[Source code of charts]
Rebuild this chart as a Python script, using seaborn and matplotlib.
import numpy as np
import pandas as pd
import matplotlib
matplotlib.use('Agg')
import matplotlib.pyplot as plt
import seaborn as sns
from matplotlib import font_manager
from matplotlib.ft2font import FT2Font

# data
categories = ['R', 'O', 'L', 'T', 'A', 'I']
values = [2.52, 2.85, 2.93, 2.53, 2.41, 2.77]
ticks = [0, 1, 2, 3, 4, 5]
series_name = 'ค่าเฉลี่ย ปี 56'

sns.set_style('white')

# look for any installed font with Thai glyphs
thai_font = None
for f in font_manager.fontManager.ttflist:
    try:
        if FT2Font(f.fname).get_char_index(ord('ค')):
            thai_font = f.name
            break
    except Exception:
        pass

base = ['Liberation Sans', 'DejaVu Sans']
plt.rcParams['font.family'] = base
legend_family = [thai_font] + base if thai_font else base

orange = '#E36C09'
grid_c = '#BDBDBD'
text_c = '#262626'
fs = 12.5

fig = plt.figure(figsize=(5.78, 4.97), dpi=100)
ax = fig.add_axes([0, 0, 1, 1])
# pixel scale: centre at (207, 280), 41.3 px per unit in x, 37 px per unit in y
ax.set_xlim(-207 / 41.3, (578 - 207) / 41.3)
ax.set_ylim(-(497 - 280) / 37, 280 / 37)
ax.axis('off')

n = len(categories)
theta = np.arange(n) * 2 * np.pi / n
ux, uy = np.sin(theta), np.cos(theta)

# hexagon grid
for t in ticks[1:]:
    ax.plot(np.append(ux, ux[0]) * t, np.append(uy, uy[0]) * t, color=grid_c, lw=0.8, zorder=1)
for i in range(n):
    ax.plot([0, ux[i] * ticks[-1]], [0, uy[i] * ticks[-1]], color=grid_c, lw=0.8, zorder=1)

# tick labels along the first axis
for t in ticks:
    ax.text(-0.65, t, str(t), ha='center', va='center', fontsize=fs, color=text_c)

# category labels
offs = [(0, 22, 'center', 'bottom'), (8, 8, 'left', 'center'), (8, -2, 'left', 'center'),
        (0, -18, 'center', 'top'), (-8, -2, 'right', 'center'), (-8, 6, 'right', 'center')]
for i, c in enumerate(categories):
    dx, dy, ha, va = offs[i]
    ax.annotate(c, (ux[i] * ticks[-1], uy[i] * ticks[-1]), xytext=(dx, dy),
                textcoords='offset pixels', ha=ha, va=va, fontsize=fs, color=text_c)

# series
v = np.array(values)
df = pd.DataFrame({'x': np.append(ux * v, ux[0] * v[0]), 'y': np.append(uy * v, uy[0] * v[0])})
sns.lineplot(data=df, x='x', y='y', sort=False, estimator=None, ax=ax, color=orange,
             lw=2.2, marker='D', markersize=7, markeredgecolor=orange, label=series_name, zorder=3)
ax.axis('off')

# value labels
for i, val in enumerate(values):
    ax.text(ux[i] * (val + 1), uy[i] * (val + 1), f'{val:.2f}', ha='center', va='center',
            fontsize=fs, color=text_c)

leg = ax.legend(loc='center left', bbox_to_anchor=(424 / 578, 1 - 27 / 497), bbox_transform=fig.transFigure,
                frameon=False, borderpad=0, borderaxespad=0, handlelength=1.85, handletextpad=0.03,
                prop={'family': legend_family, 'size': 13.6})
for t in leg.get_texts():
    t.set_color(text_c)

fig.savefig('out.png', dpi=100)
==
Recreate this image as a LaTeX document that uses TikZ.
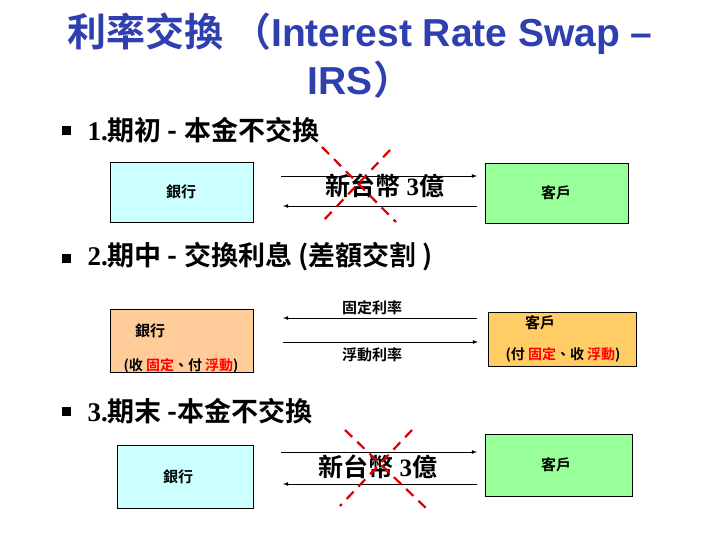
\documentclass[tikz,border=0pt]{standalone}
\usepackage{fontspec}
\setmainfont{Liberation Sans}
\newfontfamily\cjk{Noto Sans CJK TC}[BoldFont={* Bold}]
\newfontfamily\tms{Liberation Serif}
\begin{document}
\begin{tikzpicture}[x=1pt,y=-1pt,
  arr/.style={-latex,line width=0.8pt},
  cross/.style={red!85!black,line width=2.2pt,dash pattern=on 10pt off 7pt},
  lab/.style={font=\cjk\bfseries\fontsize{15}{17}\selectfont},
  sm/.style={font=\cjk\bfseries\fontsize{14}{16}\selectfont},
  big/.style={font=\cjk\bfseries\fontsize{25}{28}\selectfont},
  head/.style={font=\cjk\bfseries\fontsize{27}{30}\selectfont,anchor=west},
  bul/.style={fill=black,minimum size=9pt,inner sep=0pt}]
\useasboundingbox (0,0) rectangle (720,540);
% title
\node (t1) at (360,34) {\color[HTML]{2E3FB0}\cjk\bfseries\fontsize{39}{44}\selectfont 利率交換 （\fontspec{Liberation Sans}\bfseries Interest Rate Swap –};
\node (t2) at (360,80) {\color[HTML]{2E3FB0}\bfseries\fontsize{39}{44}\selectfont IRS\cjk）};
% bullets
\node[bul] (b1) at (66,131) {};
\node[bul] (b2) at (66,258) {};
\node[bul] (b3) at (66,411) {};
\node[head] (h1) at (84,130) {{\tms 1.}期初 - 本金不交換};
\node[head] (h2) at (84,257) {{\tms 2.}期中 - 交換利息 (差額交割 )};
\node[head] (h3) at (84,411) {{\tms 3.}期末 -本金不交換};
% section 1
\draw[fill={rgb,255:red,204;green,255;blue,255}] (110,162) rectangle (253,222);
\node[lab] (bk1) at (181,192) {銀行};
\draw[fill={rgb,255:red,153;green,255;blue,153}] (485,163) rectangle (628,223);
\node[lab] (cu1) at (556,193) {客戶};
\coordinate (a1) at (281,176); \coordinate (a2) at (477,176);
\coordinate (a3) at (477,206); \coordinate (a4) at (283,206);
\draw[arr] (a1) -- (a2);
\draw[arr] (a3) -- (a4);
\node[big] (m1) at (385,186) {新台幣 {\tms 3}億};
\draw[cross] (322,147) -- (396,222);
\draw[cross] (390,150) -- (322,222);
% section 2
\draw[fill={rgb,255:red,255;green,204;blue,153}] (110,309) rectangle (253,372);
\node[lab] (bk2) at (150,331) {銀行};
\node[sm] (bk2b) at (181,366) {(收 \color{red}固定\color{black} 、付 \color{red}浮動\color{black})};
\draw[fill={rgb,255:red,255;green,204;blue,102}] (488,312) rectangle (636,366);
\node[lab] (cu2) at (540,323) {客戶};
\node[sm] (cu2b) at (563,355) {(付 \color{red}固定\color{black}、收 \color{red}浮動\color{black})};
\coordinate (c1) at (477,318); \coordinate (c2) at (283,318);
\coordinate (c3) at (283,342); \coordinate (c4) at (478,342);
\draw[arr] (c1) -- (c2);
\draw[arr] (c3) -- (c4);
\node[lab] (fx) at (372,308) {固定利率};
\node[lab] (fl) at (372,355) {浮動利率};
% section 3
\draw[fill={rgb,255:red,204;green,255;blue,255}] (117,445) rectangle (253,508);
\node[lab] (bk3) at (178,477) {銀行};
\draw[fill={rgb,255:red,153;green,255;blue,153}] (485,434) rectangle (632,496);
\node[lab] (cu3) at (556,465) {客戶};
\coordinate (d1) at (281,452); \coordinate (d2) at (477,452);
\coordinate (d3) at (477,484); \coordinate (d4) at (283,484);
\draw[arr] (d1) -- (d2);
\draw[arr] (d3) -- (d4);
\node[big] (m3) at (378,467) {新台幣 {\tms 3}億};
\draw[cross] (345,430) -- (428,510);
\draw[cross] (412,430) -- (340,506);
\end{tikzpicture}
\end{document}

**Exercise directions:** In the material above, locate the line containing "Rebuild this chart" and the line containing "sns.set_style('white')". Transcribe exactly those two lines and every line between them, and nothing more.

**Written response:**
Rebuild this chart as a Python script, using seaborn and matplotlib.
import numpy as np
import pandas as pd
import matplotlib
matplotlib.use('Agg')
import matplotlib.pyplot as plt
import seaborn as sns
from matplotlib import font_manager
from matplotlib.ft2font import FT2Font

# data
categories = ['R', 'O', 'L', 'T', 'A', 'I']
values = [2.52, 2.85, 2.93, 2.53, 2.41, 2.77]
ticks = [0, 1, 2, 3, 4, 5]
series_name = 'ค่าเฉลี่ย ปี 56'

sns.set_style('white')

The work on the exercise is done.